The 4 components of your First Successful Display! [Ready, set, Go!]
All right!! You’ve done it!
You’ve booked your first art event.
Your work will be in the spotlight. People will have the chance to buy it — Wow, you could even make a few sales!
Now all you need is a display worthy of your art. But how do you pull together a look that will showcase your products best? Where do you even start?
Glad you asked… you start HERE!
We have a formula that builds winning displays. We don’t have a fancy name, but it does cover the four components of your first successful display. Use this formula to help you cover your bases, create a customer friendly browsing area, and have a gorgeous display!
So here it is, our formula for the 4 components of your first successful display!
First, you will need display surfaces.
These surfaces can be simple folding tables with tablecloths, portable countertops, or anything with a surface that will hold your product. I have seen small bookcases, baker’s racks, and even small dressers used in great displays.
The point is that the surfaces must be able to withstand being set up and taken down repeatedly.
If you’re going to be doing an outdoor event, you need a way to level your surfaces, so things don’t roll off.
When you’re thinking about what surfaces to use, consider how your product will be used by the customer.
Think about what would be the “natural habitat” of your product.
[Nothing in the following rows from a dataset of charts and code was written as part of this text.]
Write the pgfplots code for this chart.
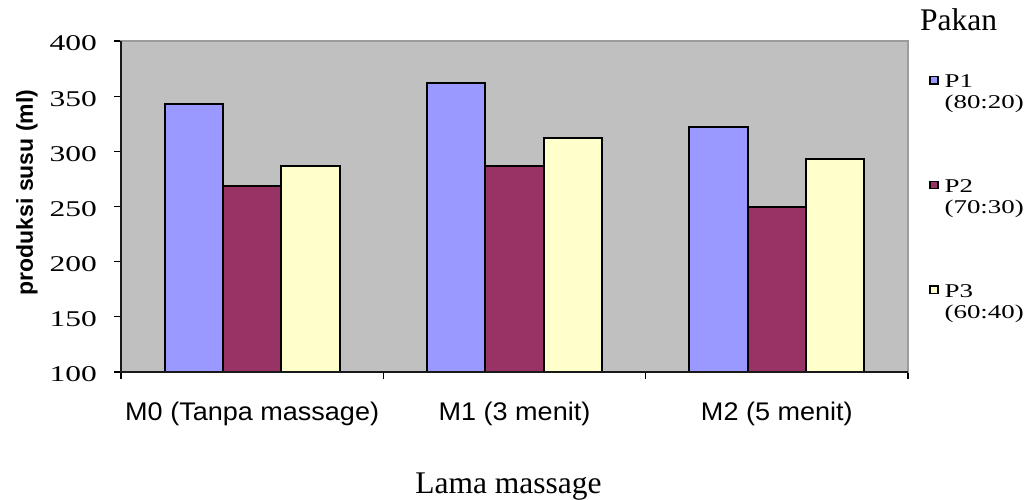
\documentclass[border=0pt]{standalone}
\usepackage{pgfplots}
\pgfplotsset{compat=1.18}
\usepackage{pgfplotstable}
\usepackage{fontspec}
\setmainfont{Liberation Serif}
\newfontfamily\sansf{Liberation Sans}
\newfontfamily\ytickf[FakeStretch=1.4]{Liberation Serif}
\newfontfamily\legf[FakeStretch=1.38]{Liberation Serif}
\newfontfamily\xtickf[FakeStretch=1.06]{Liberation Sans}
\definecolor{bg}{HTML}{C0C0C0}
\definecolor{cA}{HTML}{9999FF}
\definecolor{cB}{HTML}{993366}
\definecolor{cC}{HTML}{FFFFCC}
\definecolor{frame}{HTML}{9C9C9C}

\pgfplotstableread{
x P1 P2 P3
0 343 269 287
1 362 287 312
2 322 250 293
}\datatable

\pgfplotsset{sqlegend/.style={legend image code/.code={\draw[##1,draw=black,line width=1.4pt] (0pt,4pt) rectangle (8pt,11.5pt);}}}

\begin{document}
\begin{tikzpicture}
\path[use as bounding box] (0,0) rectangle (1025pt,499pt);
\begin{axis}[
  name=ax,
  at={(121pt,127pt)}, anchor=south west,
  scale only axis, width=787pt, height=331pt,
  xmin=-0.5, xmax=2.5, ymin=100, ymax=400,
  axis background/.style={fill=bg},
  axis line style={draw=frame, line width=1.8pt},
  tick pos=left,
  tick align=outside,
  major tick length=7pt,
  tick style={black, line width=1.3pt},
  ytick={100,150,...,400},
  xtick={-0.5,0.5,1.5,2.5},
  xticklabels={,,,},
  extra x ticks={0,1,2},
  extra x tick labels={M0 (Tanpa massage),M1 (3 menit),M2 (5 menit)},
  extra x tick style={major tick length=0pt},
  /pgf/number format/assume math mode=true,
  yticklabel style={font=\ytickf\fontsize{22.5}{26}\selectfont, anchor=east, inner sep=0pt, xshift=-17pt, yshift=-2.5pt},
  xticklabel style={font=\xtickf\fontsize{25.5}{28}\selectfont, anchor=north, inner sep=0pt, yshift=-29.5pt},
  xlabel={Lama massage},
  every axis x label/.style={at={(axis description cs:0.5,0)}, anchor=base, yshift=-121pt, xshift=-6pt, font=\fontsize{31.5}{34}\selectfont, inner sep=0pt},
  ylabel={produksi susu (ml)},
  every axis y label/.style={at={(axis description cs:-0.1195,0.5423)}, rotate=90, anchor=center, font=\sansf\bfseries\fontsize{23}{26}\selectfont, inner sep=0pt},
  extra description/.code={\draw[black!90, line width=1.8pt] (0,1) -- (0,0) -- (1,0);},
  legend style={at={(1,1)}, anchor=north west, xshift=21pt, yshift=-32.3pt, draw=none, fill=none, inner sep=0pt, row sep=89pt, column sep=6pt, nodes={inner sep=0pt, anchor=base west}, font=\legf\fontsize{19.5}{20.5}\selectfont},
  legend cell align=left,
]
\addplot[ybar, sqlegend, fill=cA, draw=black, line width=2pt, bar width=0.222, bar shift=-0.222] table[x=x,y=P1]{\datatable};
\addlegendentry{\begin{tabular}[t]{@{}l@{}}P1\\(80:20)\end{tabular}}
\addplot[ybar, sqlegend, fill=cB, draw=black, line width=2pt, bar width=0.222, bar shift=0] table[x=x,y=P2]{\datatable};
\addlegendentry{\begin{tabular}[t]{@{}l@{}}P2\\(70:30)\end{tabular}}
\addplot[ybar, sqlegend, fill=cC, draw=black, line width=2pt, bar width=0.222, bar shift=0.222] table[x=x,y=P3]{\datatable};
\addlegendentry{\begin{tabular}[t]{@{}l@{}}P3\\(60:40)\end{tabular}}
\end{axis}
\node[anchor=base west, inner sep=0pt, font=\fontsize{31.5}{34}\selectfont] at ([xshift=12pt,yshift=10pt]ax.north east) {Pakan};
\end{tikzpicture}
\end{document}
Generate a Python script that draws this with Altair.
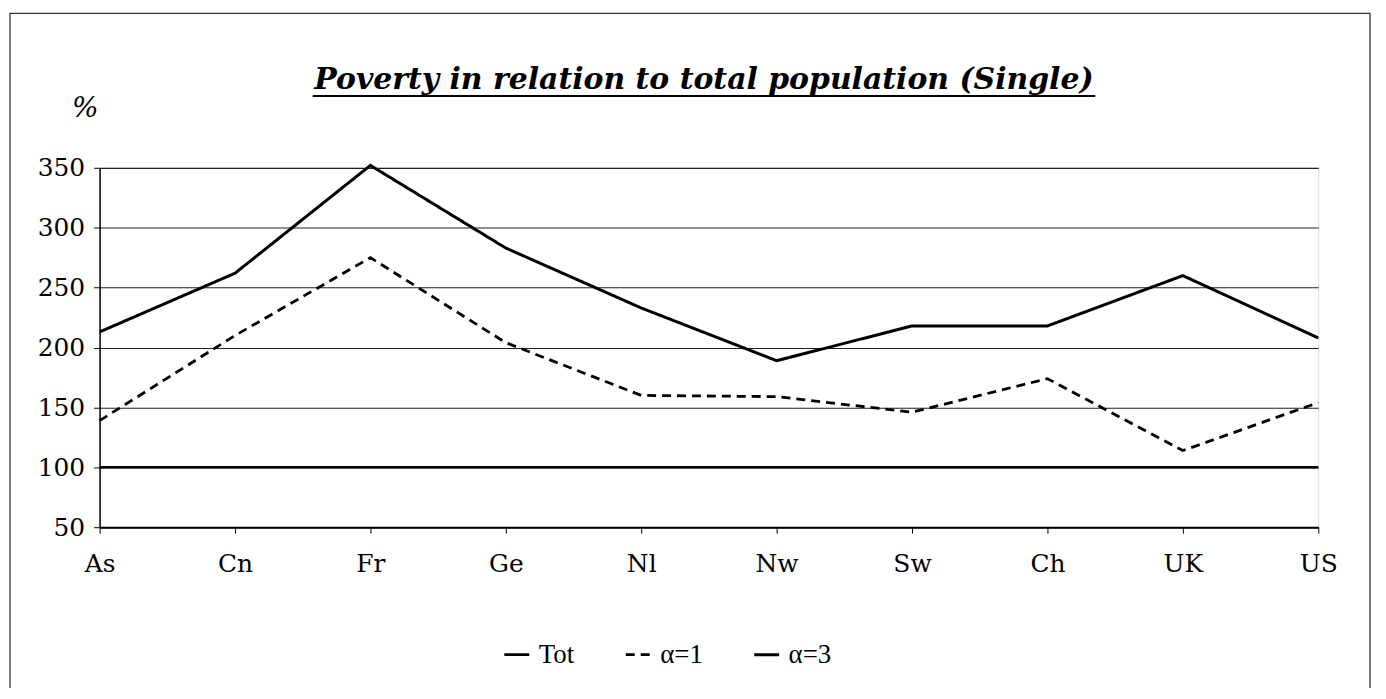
import altair as alt
import pandas as pd

categories = ["As", "Cn", "Fr", "Ge", "Nl", "Nw", "Sw", "Ch", "UK", "US"]
tot_values = [100, 100, 100, 100, 100, 100, 100, 100, 100, 100]
alpha1_values = [139, 210, 275, 204, 160, 159, 146, 174, 114, 154]
alpha3_values = [213, 262, 352, 283, 233, 189, 218, 218, 260, 208]
series_names = ["Tot", "α=1", "α=3"]
y_ticks = [50, 100, 150, 200, 250, 300, 350]
title_text = "Poverty in relation to total population (Single)"

rows = []
for name, vals in zip(series_names, [tot_values, alpha1_values, alpha3_values]):
    for i, (c, v) in enumerate(zip(categories, vals)):
        rows.append({"country": c, "value": v, "series": name, "idx": i})
df = pd.DataFrame(rows)

W, H = 1224, 361
one = pd.DataFrame({"k": [0]})

legend = alt.Legend(
    title=None, orient="none", legendX=405, legendY=475, direction="horizontal",
    symbolType="stroke", symbolSize=625, symbolStrokeColor="black",
    labelFont="Liberation Serif", labelFontSize=27, labelColor="black",
    labelOffset=8, columnPadding=45, padding=0, labelBaseline="middle",
)

lines = alt.Chart(df).mark_line(color="black").encode(
    x=alt.X("country:N", sort=categories,
            scale=alt.Scale(type="point", padding=0),
            axis=alt.Axis(title=None, labelAngle=0, labelFont="DejaVu Serif",
                          labelFontSize=25, labelColor="black", labelPadding=18,
                          tickSize=6, tickColor="black", domainColor="black",
                          domainWidth=2, grid=False)),
    y=alt.Y("value:Q", scale=alt.Scale(domain=[50, 350], nice=False, zero=False),
            axis=alt.Axis(values=y_ticks, title="%", titleAngle=0, titleX=-15,
                          titleY=-60, titleAlign="center", titleBaseline="middle",
                          titleFont="DejaVu Serif", titleFontSize=28,
                          titleFontWeight="normal", titleFontStyle="italic",
                          titleColor="black",
                          labelFont="DejaVu Serif", labelFontSize=25,
                          labelColor="black", labelPadding=9, tickSize=6,
                          tickColor="black", domainColor="black", domainWidth=1.5,
                          grid=True, gridColor="#222", gridWidth=1.2)),
    strokeDash=alt.StrokeDash("series:N",
                              scale=alt.Scale(domain=series_names,
                                              range=[[1, 0], [9, 6], [1, 0]]),
                              legend=legend),
    strokeWidth=alt.StrokeWidth("series:N",
                                scale=alt.Scale(domain=series_names,
                                                range=[2.6, 3, 2.4]),
                                legend=legend),
    order=alt.Order("idx:Q"),
)

border = alt.Chart(one).mark_rect(fillOpacity=0, stroke="#333", strokeWidth=1.3).encode(
    x=alt.value(-90), x2=alt.value(1276), y=alt.value(-155), y2=alt.value(600)
)

title = alt.Chart(one).mark_text(
    font="DejaVu Serif", fontSize=30, fontStyle="italic", fontWeight="bold",
    align="center", baseline="alphabetic", color="black"
).encode(x=alt.value(607), y=alt.value(-79), text=alt.value(title_text))

underline = alt.Chart(one).mark_rule(color="black", strokeWidth=2).encode(
    x=alt.value(214), x2=alt.value(1000), y=alt.value(-72)
)

chart = alt.layer(border, title, underline, lines).properties(
    width=W, height=H,
    autosize=alt.AutoSizeParams(type="none"),
    padding={"left": 92, "top": 159, "right": 60, "bottom": 160},
).configure_view(stroke=None).configure(background="white")

chart.save("out.html", embed_options={"renderer": "svg", "actions": False})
These make great settings that help the customer to picture the product in their home.
Think about cost, quality, and durability because these reflect on you.
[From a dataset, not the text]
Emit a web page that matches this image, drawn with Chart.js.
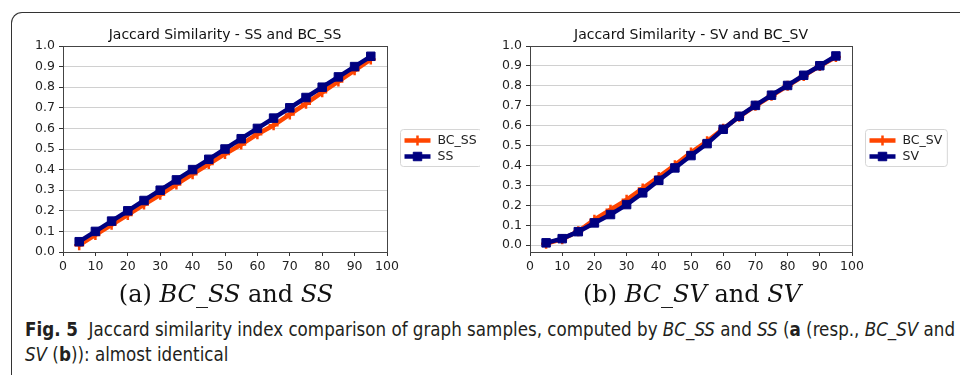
<!DOCTYPE html>
<html>
<head>
<meta charset="utf-8">
<script src="https://cdn.jsdelivr.net/npm/chart.js@4.4.0/dist/chart.umd.min.js"></script>
<style>
  html, body { margin: 0; padding: 0; background: #fff; }
  #page { position: relative; width: 960px; height: 375px; overflow: hidden; background: #fff; }
  #frame {
    position: absolute; left: 11px; top: 12px; width: 1100px; height: 420px;
    border-left: 1.5px solid #333; border-top: 1.5px solid #333;
    border-top-left-radius: 11px;
  }
  .plot { position: absolute; top: 20px; width: 480px; height: 262px; }
  #plotA { left: 0; }
  #plotB { left: 480px; }
  .sub {
    position: absolute; top: 280px; width: 320px; text-align: center;
    font-family: "DejaVu Serif", "Liberation Serif", serif; font-size: 24px; color: #111;
  }
  .sub i { font-style: italic; }
  #subA { left: 66px; }
  #subB { left: 532px; }
  #caption {
    position: absolute; left: 25px; top: 317px; width: 960px;
    font-family: "Liberation Sans Narrow", "DejaVu Sans Condensed", "Noto Sans", sans-serif;
    font-stretch: condensed; font-size: 18.6px; line-height: 25px; color: #231f20; white-space: nowrap;
  }
</style>
</head>
<body>
<div id="page">
  <div id="frame"></div>
  <div class="plot" id="plotA"><canvas id="chartA" width="480" height="262"></canvas></div>
  <div class="plot" id="plotB"><canvas id="chartB" width="480" height="262"></canvas></div>
  <div class="sub" id="subA">(a) <i>BC_SS</i> and <i>SS</i></div>
  <div class="sub" id="subB">(b) <i>BC_SV</i> and <i>SV</i></div>
  <div id="caption"><b>Fig. 5</b>&nbsp; Jaccard similarity index comparison of graph samples, computed by <i>BC_SS</i> and <i>SS</i> (<b>a</b> (resp., <i>BC_SV</i> and<br><i>SV</i> (<b>b</b>)): almost identical</div>
</div>

<script>
// Sample sizes on the x axis
const xValues = [5, 10, 15, 20, 25, 30, 35, 40, 45, 50, 55, 60, 65, 70, 75, 80, 85, 90, 95];

// (a) SS vs BC_SS
const ssValues = [0.05, 0.10, 0.15, 0.20, 0.25, 0.30, 0.35, 0.40, 0.45, 0.50, 0.55, 0.60, 0.65, 0.70, 0.75, 0.80, 0.85, 0.90, 0.95];
const bcSsValues = [0.033, 0.083, 0.132, 0.180, 0.230, 0.278, 0.328, 0.378, 0.427, 0.476, 0.522, 0.572, 0.615, 0.668, 0.720, 0.775, 0.828, 0.882, 0.935];

// (b) SV vs BC_SV
const svValues = [0.012, 0.033, 0.068, 0.112, 0.154, 0.204, 0.263, 0.326, 0.388, 0.450, 0.510, 0.582, 0.647, 0.702, 0.753, 0.802, 0.853, 0.901, 0.950];
const bcSvValues = [0.008, 0.030, 0.070, 0.128, 0.178, 0.228, 0.285, 0.343, 0.402, 0.465, 0.522, 0.585, 0.645, 0.700, 0.750, 0.800, 0.850, 0.900, 0.945];

// Tick labels
const yTicks = [0.0, 0.1, 0.2, 0.3, 0.4, 0.5, 0.6, 0.7, 0.8, 0.9, 1.0];
const xTicks = [0, 10, 20, 30, 40, 50, 60, 70, 80, 90, 100];

const ORANGE = '#ff4500';
const NAVY = '#000080';
const FONT = { family: 'DejaVu Sans', size: 12.5 };

function toPoints(ys) {
    return xValues.map((x, i) => ({ x: x, y: ys[i] }));
}

// Box around the plot area and a matplotlib-like legend on the right
const framePlugin = {
    id: 'frameAndLegend',
    afterDraw(chart) {
        const ctx = chart.ctx;
        const area = chart.chartArea;
        ctx.save();
        ctx.strokeStyle = '#444';
        ctx.lineWidth = 1;
        ctx.strokeRect(Math.round(area.left) + 0.5, Math.round(area.top) + 0.5,
            Math.round(area.right - area.left), Math.round(area.bottom - area.top));

        // legend
        ctx.font = '12.5px "DejaVu Sans"';
        const sets = chart.data.datasets;
        const textW = Math.max(...sets.map(d => ctx.measureText(d.label).width));
        const w = 38 + textW + 4;
        const h = 37;
        const x0 = Math.round(area.right) + 13.5;
        const y0 = Math.round((area.top + area.bottom) / 2 - h / 2) - 1.5;
        ctx.fillStyle = '#fff';
        ctx.strokeStyle = '#d6d6d6';
        ctx.beginPath();
        ctx.roundRect(x0, y0, w, h, 3);
        ctx.fill();
        ctx.stroke();

        sets.forEach((d, i) => {
            const y = y0 + 11 + i * 16;
            ctx.strokeStyle = d.borderColor;
            ctx.lineWidth = 4.5;
            ctx.beginPath();
            ctx.moveTo(x0 + 4, y);
            ctx.lineTo(x0 + 30, y);
            ctx.stroke();
            ctx.fillStyle = d.pointBackgroundColor;
            ctx.strokeStyle = d.pointBorderColor;
            ctx.lineWidth = d.pointBorderWidth;
            Chart.helpers.drawPoint(ctx, { pointStyle: d.pointStyle, radius: d.pointRadius, rotation: 0, borderWidth: d.pointBorderWidth }, x0 + 17, y);
            ctx.fillStyle = '#222';
            ctx.textBaseline = 'middle';
            ctx.fillText(d.label, x0 + 37, y + 0.5);
        });
        ctx.restore();
    }
};

function makeChart(canvasId, title, bcLabel, bcData, label, data, yMin, padLeft, padRight) {
    const ctx = document.getElementById(canvasId).getContext('2d');
    return new Chart(ctx, {
        type: 'line',
        data: {
            datasets: [{
                label: bcLabel,
                data: toPoints(bcData),
                borderColor: ORANGE,
                borderWidth: 4.5,
                pointStyle: 'cross',
                pointRadius: 5,
                pointBorderWidth: 2.5,
                pointBackgroundColor: ORANGE,
                pointBorderColor: ORANGE,
                order: 2
            }, {
                label: label,
                data: toPoints(data),
                borderColor: NAVY,
                borderWidth: 4.5,
                pointStyle: 'rect',
                pointRadius: 6,
                pointBorderWidth: 1,
                pointBackgroundColor: NAVY,
                pointBorderColor: NAVY,
                order: 1
            }]
        },
        options: {
            responsive: false,
            animation: false,
            layout: { padding: { left: padLeft, right: padRight, top: 0, bottom: 0 } },
            plugins: {
                legend: { display: false },
                tooltip: { enabled: false },
                title: {
                    display: true,
                    text: title,
                    fullSize: false,
                    color: '#111',
                    font: { family: 'DejaVu Sans', size: 14, weight: 'normal' },
                    padding: { top: 6.6, bottom: 2.6 }
                }
            },
            scales: {
                x: {
                    type: 'linear',
                    min: 0,
                    max: 100,
                    afterBuildTicks: scale => { scale.ticks = xTicks.map(v => ({ value: v })); },
                    afterFit: scale => { scale.height = 30; },
                    ticks: { font: FONT, color: '#222', padding: 3, maxRotation: 0 },
                    grid: { drawOnChartArea: false, drawTicks: true, tickLength: 4, tickColor: '#333', tickWidth: 1 },
                    border: { display: true, color: '#444', width: 1 }
                },
                y: {
                    type: 'linear',
                    min: yMin,
                    max: 1.0,
                    afterBuildTicks: scale => { scale.ticks = yTicks.map(v => ({ value: v })); },
                    afterFit: scale => { scale.width = 40; },
                    ticks: { font: FONT, color: '#222', padding: 4, callback: v => v.toFixed(1) },
                    grid: { color: '#d0d0d0', lineWidth: 1, tickLength: 4, tickColor: '#333', tickWidth: 1 },
                    border: { display: true, color: '#444', width: 1 }
                }
            }
        },
        plugins: [framePlugin]
    });
}

makeChart('chartA', 'Jaccard Similarity - SS and BC_SS', 'BC_SS', bcSsValues, 'SS', ssValues, 0, 23, 93);
makeChart('chartB', 'Jaccard Similarity - SV and BC_SV', 'BC_SV', bcSvValues, 'SV', svValues, -0.034, 10, 108);
</script>
</body>
</html>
You also want to think about how the materials of the surface and any coverings will coordinate with your products.
Once you have surfaces covered, it’s time to think about containers.
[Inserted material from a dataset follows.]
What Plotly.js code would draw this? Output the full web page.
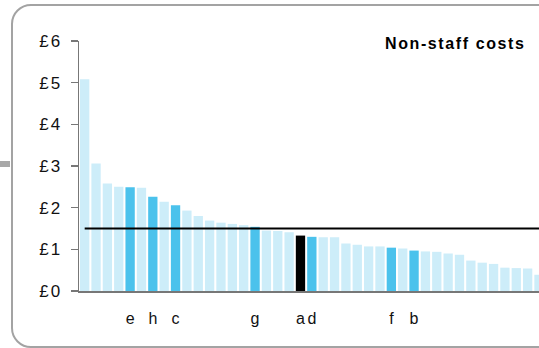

Depending on your product, what will hold and showcase your art?
Do you need small containers like dishes, boxes, baskets or trays to hold small items? Do you need jewelry displays for bracelets or necklaces?
Are your items are larger, a nice tray or bare shelf will show off the piece to its best?
You may be able to skip this step if your art is all larger pieces. Items like sculpture, pottery, and ceramics might be best just on a clean surface.
When choosing your containers, you want to complement your work with them.
That should be reflected in the materials, shape, and color of the container.
Make pens? Consider lining them up in specialized display cases, or on a parchment lined tray with stationery.
If you create fabric art, is it best arranged in baskets or hung on hooks?
Keep the style of the container in the same style as the art. And use containers that a customer might use to hold a collection of similar items.
This elevation step is about displaying your products at different heights. This adds visual interest and encourages the customer to move their eyes from product to product seamlessly.
Some products lend themselves easily to elevations.
For example, a necklace on a felted bust is slightly elevated. But set that bust on a shelf or cake stand, and you increase the impact and allow another bust to sit in front of it without blocking the view.
You can use planters with plates to create shelves. Or set a small folding bookcase on a tabletop.
Repurpose things in new and exciting ways to create drama. You’ll capture the customer’s attention.
The fourth layer of your display is shelter.
If this is an indoor event, or you’ll only be participating in indoor events, you may skip this step. But if you’ll be attending outdoor events at any time of the year, you’ll want a tent of some sort.
They prefer to be out in the open, they may even need the sun on their products to get the best effect.
But usually, it’s best to have some cover.
At the least, it provides you with some shade. Then again it may rain, and you’ll need to protect your product.
If you’re looking for your first (or fourth) tent, check out my Buyer’s Guide to Choosing the Best Vendor, Craft Fair Tent.
I cover everything you need to know about picking the right tent for you, your product, and your budget.
So, those are the 4 steps to creating your first event display.
Whether or not you go the tent route, the other three layers are critical.
Consider your display to be an extension of your image as an artist. Every piece should make your art look its best.
You want a display that is interesting and cohesive. And you want it to encourage your customers to linger and look at everything.
You’ll even want to try to keep it “touchable” since customers who touch products are more likely to purchase.
All of these layers and choices work together to hopefully lead to better sales and a fun customer experience.